Immobilizzazioni immateriali: le nuove indicazioni dell’OIC
Parlare di immobilizzazioni immateriali significa fare riferimento a costi la cui utilità non si esaurisce in un unico periodo ma si stende lungo più esercizi, e che si caratterizzano per la mancanza di tangibilità. Negli ultimi anni, il D.Lgs. 139/2015 ha apportato alcune importanti modifiche in materia. L’ultimo OIC 24 presentato dall’Organismo Italiano di Contabilità ha fatto chiarezza in merito.
Le immobilizzazioni immateriali: principali modifiche dell’OIC 24
È l’art. 2424 del Codice Civile a classificare queste voci di spesa, includendo al loro interno:
- costi di impianto ed ampliamento
- costi di ricerca, sviluppo e pubblicità
- diritti di brevetto industriale (e di utilizzazione delle opere dell’ingegno)

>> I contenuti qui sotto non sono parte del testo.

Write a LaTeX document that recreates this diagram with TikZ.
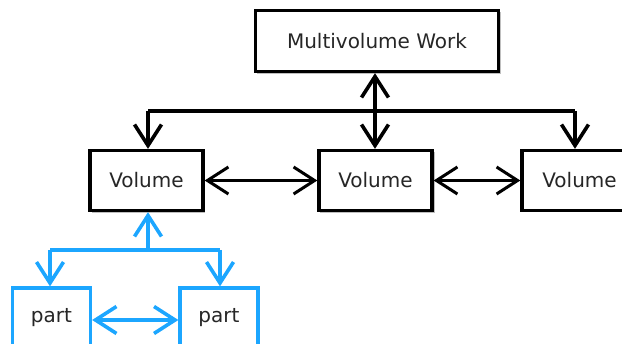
\documentclass[tikz,border=0pt]{standalone}
\usepackage{fontspec}
\setmainfont{DejaVu Sans}
\usetikzlibrary{arrows.meta}
\definecolor{partblue}{RGB}{28,166,255}
\tikzset{
  x=1pt, y=-1pt,
  box/.style={draw=black, line width=3.3pt, fill=white, minimum width=113pt, minimum height=60pt, inner sep=0pt,
    font=\fontsize{20}{24}\selectfont, text=black!85},
  bigbox/.style={box, minimum width=243pt, minimum height=61pt},
  partbox/.style={box, draw=partblue, minimum width=78pt},
  shade/.style={fill=black!25},
  link/.style={line width=3.6pt, -{Straight Barb[length=21pt, width=27pt]}},
  hconn/.style={line width=3pt, {Straight Barb[length=21pt, width=27pt]}-{Straight Barb[length=21pt, width=27pt]}},
}
\begin{document}
\begin{tikzpicture}
\useasboundingbox (0,0) rectangle (622,344);
\clip (0,0) rectangle (622,344);
% shadows
\fill[shade] (257,12) rectangle (501,74);
\fill[shade] (92,152) rectangle (205,213);
\fill[shade] (320,152) rectangle (435,213);
% boxes
\node[bigbox] (mw) at (377,41) {Multivolume Work};
\node[box] (v1) at (146.5,180.5) {Volume};
\node[box] (v2) at (375.5,180.5) {Volume};
\node[box, minimum width=115pt] (v3) at (579.5,180.5) {Volume};
\node[partbox] (p1) at (51.5,318) {part};
\node[partbox] (p2) at (219,318) {part};
% black connectors
\coordinate (bar) at (375,111);
\coordinate (barL) at (148,111);
\coordinate (barR) at (575,111);
\draw[link] (bar) -- (mw.south -| bar);
\draw[line width=3.6pt] (barL) -- (barR);
\draw[link] (bar) -- (v2.north -| bar);
\draw[link] (barL) -- (v1.north -| barL);
\draw[link] (barR) -- (v3.north -| barR);
\draw[hconn] (v1.east) -- (v2.west);
\draw[hconn] (v2.east) -- (v3.west);
% blue connectors
\begin{scope}[draw=partblue, color=partblue]
\coordinate (bb) at (148,250);
\coordinate (bbL) at (50,250);
\coordinate (bbR) at (220,250);
\draw[link] (bb) -- (v1.south -| bb);
\draw[line width=3.6pt] (bbL) -- (bbR);
\draw[link] (bbL) -- (p1.north -| bbL);
\draw[link] (bbR) -- (p2.north -| bbR);
\draw[hconn, line width=3.6pt] (p1.east |- 0,320) -- (p2.west |- 0,320);
\end{scope}
\end{tikzpicture}
\end{document}
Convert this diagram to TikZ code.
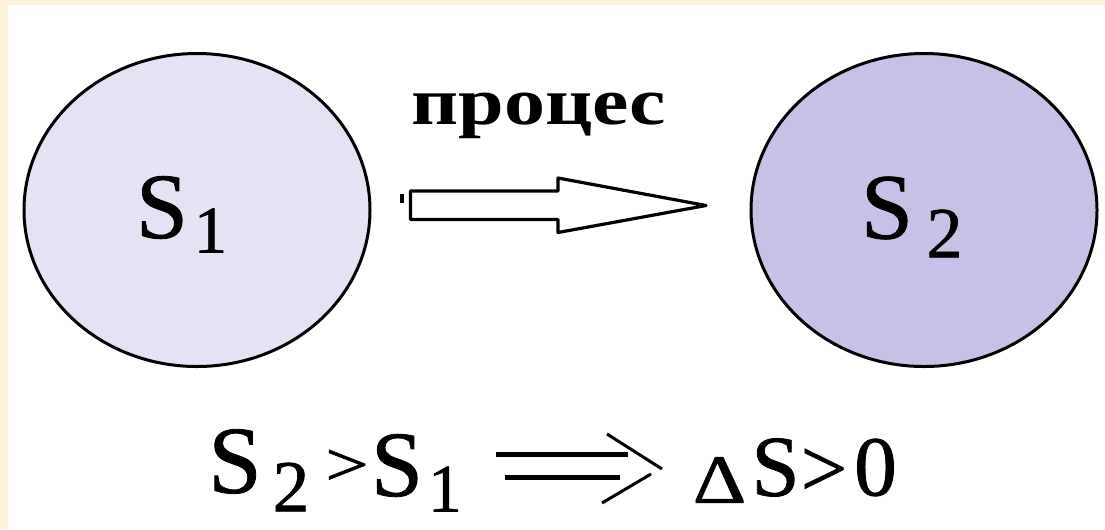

- le concessioni, le licenze e i marchi (e altri diritti simili)
- l’avviamento
- le immobilizzazioni in corso e gli acconti
I settori all’interno dei quali la presenza di beni immateriali è più evidente sono quello IT (in virtù delle componenti hardware) e il settore automobilistico, soprattutto a livello di brevetti.
L’OIC 24 si è posto come obiettivo la disciplina dei criteri di rilevazione, classificazione e valutazione in tema di immobilizzazioni immateriali (così come stabilito dal D.Lgs. 139/2015, nato, a sua volta, per attuare quanto disposto dalla direttiva n. 2013/34/UE). Inoltre, fornisce indicazioni sulle informazioni da riportare all’interno della nota integrativa di bilancio.
Le novità più importanti sono:
- l’eliminazione dalla voce BI2 dello Stato Patrimoniale
- l’eliminazione del riferimento ai costi di ricerca e pubblicità
- le modifiche aventi per oggetto la norma sulla determinazione della vita utile dei costi di sviluppo e dell’avviamento
Rispetto alla precedente versione, le disposizioni che hanno per oggetto la rilevazione di diritti di brevetto, opere dell’ingegno, licenze, marchi e concessioni, oltre ad altre immobilizzazioni immateriali, sono trasferite all’interno dell’Appendice A, che ha ora assunto natura dispositiva.
Costi di sviluppo e di ricerca
Le aziende hanno la possibilità di capitalizzare i costi di sviluppo solo quando questi ultimi sono riferibili ad un processo “chiaramente” definito, identificabile e misurabile. Gli stessi costi devono fare riferimento ad un progetto che possa essere portato a termine dal punto di vista tecnico. Inoltre, i ricavi futuri derivanti dallo stesso processo devono poter coprire i costi sostenuti nella fase dello sviluppo.
Per quello che concerne i costi di ricerca, anche in questo caso è necessario fare una distinzione.
Se si tratta di “Ricerca di base”, ossia di attività condotte normalmente all’interno dell’azienda, e aventi un’utilità generica, è obbligatorio spesarle nell’esercizio. Possono essere capitalizzate all’interno dei Costi di Sviluppo, invece, se fanno riferimento all’applicazione dei risultati della stessa ricerca di base.
Le principali novità relative ai costi del personale
Per quanto riguarda i costi relativi all’addestramento e alla qualificazione del personale, ossia quei costi che portano ad una modifica notevole della struttura produttiva, oltre che commerciale ed amministrativa, si è deciso di assimilarli ai costi di periodo. Per tale motivo, devono essere iscritti nel conto economico dell’esercizio in cui vengono sostenuti.
La capitalizzazione è possibile solo quando i costi per il personale sono assimilabili ai costi di “start-up”. È stato confermato come i costi di riduzione straordinaria aventi per oggetto il personale siano spesati in quanto non in grado di rispettare tali requisiti.
Rientra tra le immobilizzazioni immateriali anche il costo pagato inizialmente per brevetti, marchi, licenze, concessioni e diritti di sfruttamento di opere, ma solamente nel caso in cui il pagamento del corrispettivo iniziale sia seguito da pagamenti aggiuntivi di importo commisurato ai volumi di produzione e alle vendite.